集団訴訟法案/消費者被害の新救済法/悪徳商法トラブルの泣き寝入り防止
消費者がトラブルに巻き込まれたときの新しい救済方法として整備が求められていた「消費者集団訴訟法」案が、19日に閣議決定されました。この法案は、悪徳商法トラブルからの泣き寝入りを防止し、消費者の被害回復を民事裁判で確実に行うことをめざしています。
消費者には多くの権利が認められているものの、企業など事業者による権利侵害から消費者を救済する民事裁判は、最後の手段であるにもかかわらず、国民にとって容易に利用できる制度でないのが実情です。
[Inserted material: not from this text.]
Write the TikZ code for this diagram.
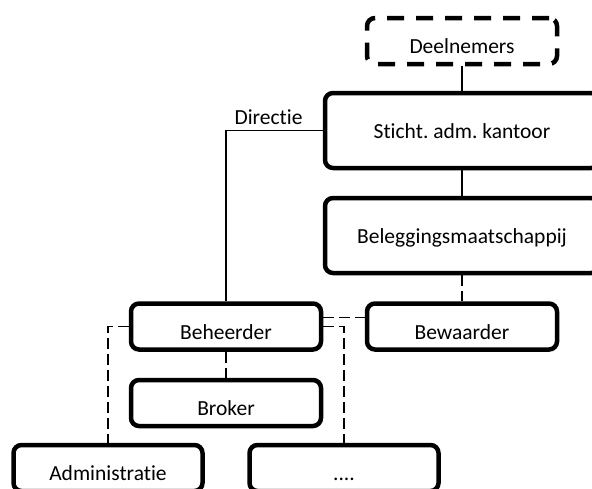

弁護士が必要。時間も訴訟費用もかかる。精神的負担も大きい。事業者側の契約不履行や過失などを消費者側が証明する作業も、商品知識を十分に持っていないため困難を伴います。
この法案が想定している消費者被害は、語学学校の受講契約を途中で解約したのに清算に応じてもらえないとか、購入したマンションが耐震基準を満たさず修理費用の請求が必要な場合、また、現物まがい商法のような詐欺的な悪質商法など、同種の被害が多発するケースであり、過去の事例に学ぶものです。
こうした場合、同種の被害ながら、個々の被害者がそれぞれ訴訟を提起して被害の回復を図らなければならない現状は、まさに泣き寝入りの原因と言えます。法案は、政府が認定する特定適格消費者団体が被害者に代わって事業者を訴えることを可能にしました。
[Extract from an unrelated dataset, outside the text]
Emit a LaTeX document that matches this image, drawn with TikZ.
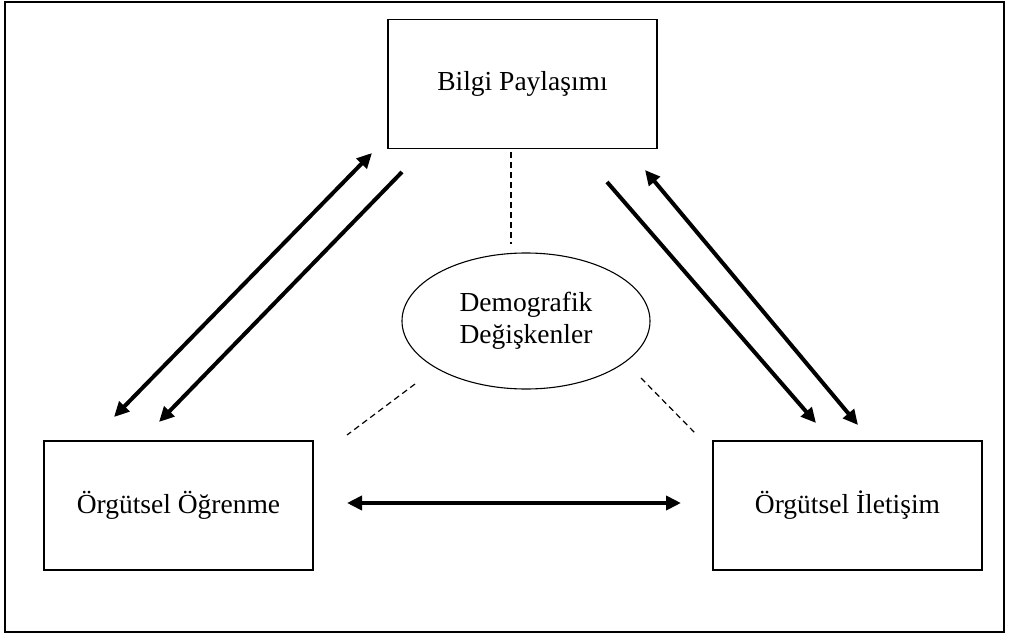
\documentclass[tikz,border=0pt]{standalone}
\usepackage{fontspec}
\setmainfont{Liberation Serif}
\usetikzlibrary{arrows.meta,shapes.geometric}
\begin{document}
\begin{tikzpicture}[x=1pt,y=-1pt,
  box/.style={draw,line width=1.3pt,minimum width=269pt,minimum height=129pt,inner sep=0pt,font=\fontsize{27.5}{32}\selectfont},
  ell/.style={draw,ellipse,line width=1.1pt,minimum width=248pt,minimum height=136pt,inner sep=0pt,align=center,font=\fontsize{27.5}{32}\selectfont},
  thick arrow/.style={line width=4pt,-{Triangle[length=15pt,width=14pt]}},
  both arrow/.style={line width=4pt,{Triangle[length=15pt,width=14pt]}-{Triangle[length=15pt,width=14pt]}},
  dashline/.style={line width=1.2pt,dash pattern=on 6pt off 4pt}]
\useasboundingbox (0,0) rectangle (1010,637);
\draw[line width=2pt] (5,2) rectangle (1004,632);
\node[box] (bp) at (522.5,84) {Bilgi Paylaşımı};
\node[box] (oo) at (178.5,505.5) {Örgütsel Öğrenme};
\node[box] (oi) at (847.5,505.5) {Örgütsel İletişim};
\node[ell] (dd) at (526,321) {Demografik\\Değişkenler};
% endpoints
\coordinate (a1) at (372,153);
\coordinate (a2) at (114,417);
\coordinate (b1) at (402,172);
\coordinate (b2) at (159,422);
\coordinate (c1) at (607,182);
\coordinate (c2) at (816,423);
\coordinate (d1) at (645,170);
\coordinate (d2) at (858,425);
\coordinate (h1) at (347,503);
\coordinate (h2) at (681,503);
\coordinate (t1) at (511,152);
\coordinate (t2) at (511,244);
\coordinate (l1) at (415,384);
\coordinate (l2) at (347,435);
\coordinate (r1) at (641,378);
\coordinate (r2) at (697,435);
\draw[both arrow] (a1) -- (a2);
\draw[thick arrow] (b1) -- (b2);
\draw[thick arrow] (c1) -- (c2);
\draw[both arrow] (d1) -- (d2);
\draw[both arrow] (h1) -- (h2);
\draw[dashline] (t1) -- (t2);
\draw[dashline] (l1) -- (l2);
\draw[dashline] (r1) -- (r2);
\end{tikzpicture}
\end{document}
この訴訟は、1段階目で事業者に金銭支払いの義務があると認められれば、2段階目として、誰に、いくら払うかを決める手続きに入る。支払いを受けたい被害者は2段階目から参加すればよく、しかも具体的な手続きは特定適格消費者団体が行うというもの。
消費者庁の消費生活ウォッチャー調査(2010年)を見ると、これまで被害に遭ったとき、実際に訴訟を提起した人は0・8%にすぎません。「相談はしたが特に行動はとらなかった」が39・0%、「自身の手で事業者に直接申し入れた」が38・6%が現状です。
最も強力な救済方法である民事裁判が十分に機能することなく、泣き寝入りを強いられるような社会は健全ではない。悪徳商法がはびこる一因であるとすれば看過できません。
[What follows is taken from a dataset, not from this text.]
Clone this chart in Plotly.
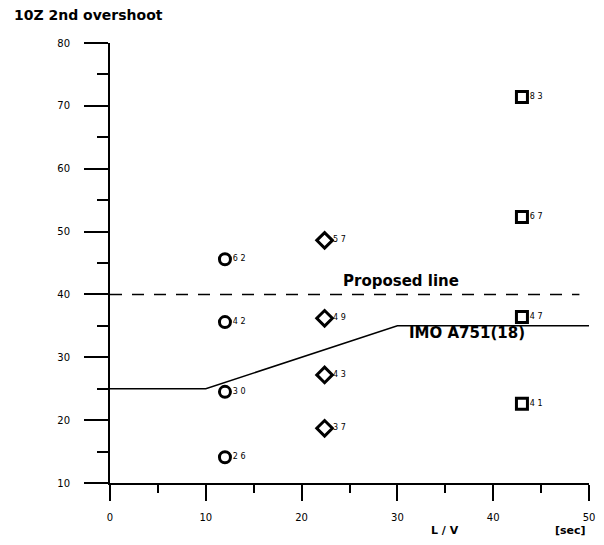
import plotly.graph_objects as go

# ---- data ----
circle_x = [12.0, 12.0, 12.0, 12.0]
circle_y = [45.6, 35.6, 24.5, 14.1]
circle_labels = ["62", "42", "30", "26"]

diamond_x = [22.4, 22.4, 22.4, 22.4]
diamond_y = [48.6, 36.2, 27.2, 18.7]
diamond_labels = ["57", "49", "43", "37"]

square_x = [43.0, 43.0, 43.0, 43.0]
square_y = [71.4, 52.3, 36.4, 22.6]
square_labels = ["83", "67", "47", "41"]

imo_x = [0, 10, 30, 50]
imo_y = [25, 25, 35, 35]

proposed_x = [0, 49]
proposed_y = [40, 40]

x_ticks = [0, 10, 20, 30, 40, 50]
y_ticks = [10, 20, 30, 40, 50, 60, 70, 80]

FONT = "DejaVu Sans"
BOLD = "DejaVu Sans"

def spaced(labels):
    return [" ".join(s) for s in labels]

fig = go.Figure()

fig.add_trace(go.Scatter(x=imo_x, y=imo_y, mode="lines",
                         line=dict(color="black", width=1.5), hoverinfo="skip"))
fig.add_trace(go.Scatter(x=proposed_x, y=proposed_y, mode="lines",
                         line=dict(color="black", width=1.5, dash="12px,10px"), hoverinfo="skip"))

mk_font = dict(family=FONT, size=8, color="black")
fig.add_trace(go.Scatter(x=circle_x, y=circle_y, mode="markers+text",
                         text=spaced(circle_labels), textposition="middle right",
                         textfont=mk_font,
                         marker=dict(symbol="circle-open", size=11, color="black",
                                     line=dict(width=3, color="black"))))
fig.add_trace(go.Scatter(x=diamond_x, y=diamond_y, mode="markers+text",
                         text=spaced(diamond_labels), textposition="middle right",
                         textfont=mk_font,
                         marker=dict(symbol="diamond-open", size=12, color="black",
                                     line=dict(width=3, color="black"))))
fig.add_trace(go.Scatter(x=square_x, y=square_y, mode="markers+text",
                         text=spaced(square_labels), textposition="middle right",
                         textfont=mk_font,
                         marker=dict(symbol="square-open", size=11, color="black",
                                     line=dict(width=3, color="black"))))

fig.update_layout(
    width=596, height=537,
    margin=dict(l=102, r=15, t=35, b=62, pad=0, autoexpand=False),
    paper_bgcolor="white", plot_bgcolor="white",
    showlegend=False,
    font=dict(family=FONT, color="black", size=10),
    xaxis=dict(range=[0, 50], tickvals=x_ticks, showgrid=False, zeroline=False,
               showline=True, linecolor="black", linewidth=2,
               ticks="outside", ticklen=16, tickwidth=2, tickcolor="black",
               ticklabelstandoff=8,
               tickfont=dict(family=FONT, size=10),
               minor=dict(dtick=5, tick0=0, ticks="outside", ticklen=8,
                          tickwidth=1.5, tickcolor="black", showgrid=False)),
    yaxis=dict(range=[10, 80], tickvals=y_ticks, showgrid=False, zeroline=False,
               showline=True, linecolor="black", linewidth=2,
               ticks="outside", ticklen=24, tickwidth=2, tickcolor="black",
               ticklabelstandoff=12,
               tickfont=dict(family=FONT, size=10),
               minor=dict(dtick=5, tick0=0, ticks="outside", ticklen=11,
                          tickwidth=1.5, tickcolor="black", showgrid=False)),
    annotations=[
        dict(text="<b>10Z 2nd overshoot</b>", xref="paper", yref="paper",
             x=-0.2046, y=1.063, xanchor="left", yanchor="middle", showarrow=False,
             font=dict(family=BOLD, size=14, color="black")),
        dict(text="<b>Proposed line</b>", xref="x", yref="y", x=30.4, y=42.2,
             showarrow=False, font=dict(family=BOLD, size=15, color="black")),
        dict(text="<b>IMO A751(18)</b>", xref="x", yref="y", x=37.3, y=33.8,
             showarrow=False, font=dict(family=BOLD, size=15, color="black")),
        dict(text="<b>L / V</b>", xref="x", yref="paper", x=35.0, y=-0.1075,
             xanchor="center", yanchor="middle", showarrow=False,
             font=dict(family=FONT, size=11, color="black")),
        dict(text="<b>[sec]</b>", xref="x", yref="paper", x=48.1, y=-0.1075,
             xanchor="center", yanchor="middle", showarrow=False,
             font=dict(family=BOLD, size=11, color="black")),
    ],
    shapes=[
        dict(type="line", xref="paper", yref="paper", x0=-0.048, x1=0, y0=0, y1=0,
             line=dict(color="black", width=2)),
    ],
)

fig.write_html("out.html")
この法案に対し、経済界から「乱訴につながる」「企業が萎縮する」との懸念があるようです。しかし、巨額の賠償金が認められる米国の消費者訴訟とは仕組みが違います。この法案には、乱訴禁止の規定もあり、支払い義務も商品の値段までで、慰謝料は請求できない仕組です。
この新しい救済方法の確立によって、市場に対する消費者の信頼が高まれば、消費拡大の期待も生まれる。早期成立が望まれます。